Noting how this has happened in several countries, the study, without referring to the Tablighi event in India, states, “Migrants are used as scapegoats as carriers of the virus and as a result, suffer exclusion and violence. In addition to the forced removals, fears about Covid-19 have led to migrants experiencing verbal and physical harassment, increased detention and movement restrictions.”
Coming to internally displaced persons (IDPs), the study says, across the world, “by December 2019, the total number of IDPs had reached its highest ever point and included 45.7 million people displaced as a result of conflict and violence and 5.1 million who remained displaced as a result of disasters, due to weather-related and natural hazards.”
Even as pointing out that almost all IDPs live in LMICs. five countries – the Syrian Arab Republic, Colombia, the Democratic Republic of the Congo, Yemen and Afghanistan – account for more than half of the 45.7 million IDPs who have fled conflict and violence, the study states, “The 5.1 million people who remained displaced due to disasters are distributed across 95 countries and territories; Afghanistan hosts the largest number, with 1.2 million IDPs who have fled drought and floods in recent years, followed by India (590,000) and Ethiopia (390,000).”
Suggesting how Covid-19 has affected international migration trend as also incomes, the study says, “A large number of South and Southeast Asian migrants have been forced to return to their countries of origin because of prolonged unemployment and ad hoc measures introduced by host countries.

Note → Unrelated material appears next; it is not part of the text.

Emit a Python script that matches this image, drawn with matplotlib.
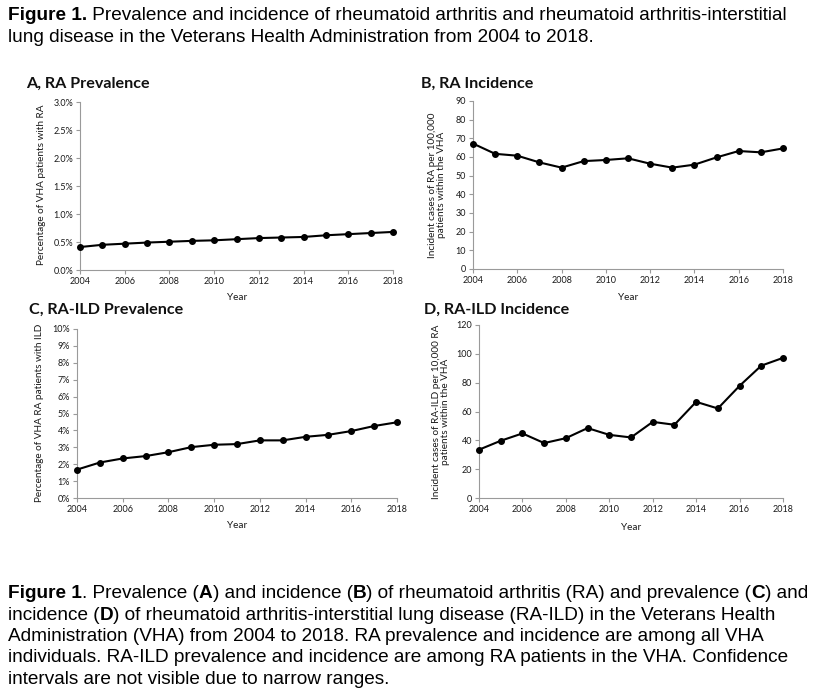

When borders were closed in response to the Covid-19 pandemic, India and Pakistan organized the repatriation of their citizens from the region in response to pressure from the Gulf cooperation Council l(GCC) countries.”
“In the United Arab Emirates alone, more than 200,000 Indian and 60,000 Pakistani nationals registered for repatriation”, the study says, adding, “Such migration movements may have had the unintended effect of driving transmission in areas with less capacity to provide testing, isolation and treatment, as well as increasing vulnerability for migrants during their journey and in their home communities.”
Suggesting how this may have affected remittances at home, the study states, India’s reliance on remittances has “fallen steadily over the past two decades along with their rapid economic growth”, yet it “continues to receive substantial remittance inflows.” Thus, in the South and South-East Asian countries, remittances sent to India stook the highest (USD 83 billion), followed by the Philippines (USD 35 billion), Pakistan (USD 22 billion) and Bangladesh (USD 18 billion).